State Space Methodology
State Space Control and Feedback
Black-box modeling from Frequency Domain Data
The “sense-and-correct” nature of feedback controllers make them an appealing choice for systems whose actuators, or environments, are highly variable. If the system also requires high performance (e.g. an industrial robot, a car, or an aircraft), the usual approach is to use a state-space feedback controller derived from a physics-based model. And when performance is less critical (e.g. for toys and appliances), the traditional choice has been to tune a low-cost proportional-derivative-integral (PID) controller.
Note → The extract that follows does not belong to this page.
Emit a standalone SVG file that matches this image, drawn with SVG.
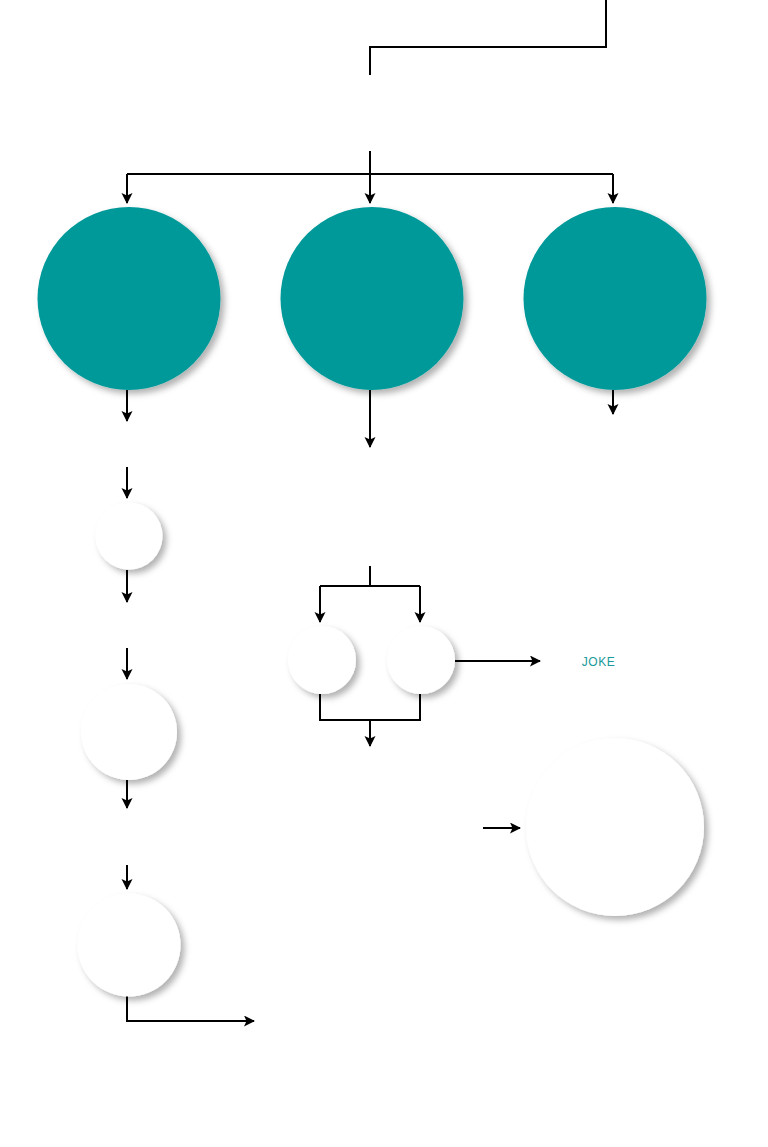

Over the last few years, much has changed. The dramatic decline in the cost of accurate sensors and fast microcontrollers have made state-space controllers practical even for inexpensive toys. In addition, modeling approaches have become far more reliant on measurement and computation rather than physics and analysis. In this course, we examine the theory and application of this arc of alternatives to control, starting with PID, then moving to physical-modeling and state-space, and ending with state-space using measurement-based modeling. In each case, you will design and test controllers with your own copter-levitated arm, to solidify your understanding and to gain insight in to the practical issues.
PLEASE NOTE: This is intended to be an advanced course and students should have a background in linear algebra and differential equations, as well as some experience with control systems. IN ADDITION: THIS IS A BETA COURSE, THINGS WILL GO WRONG. We are testing a new type of on-line class, one where students use advanced concepts to design and then examine performance results on their own hardware. There will be difficulties, and we will be updating content and focus in response to student input.
Calculus, some linear algebra exposure, some control.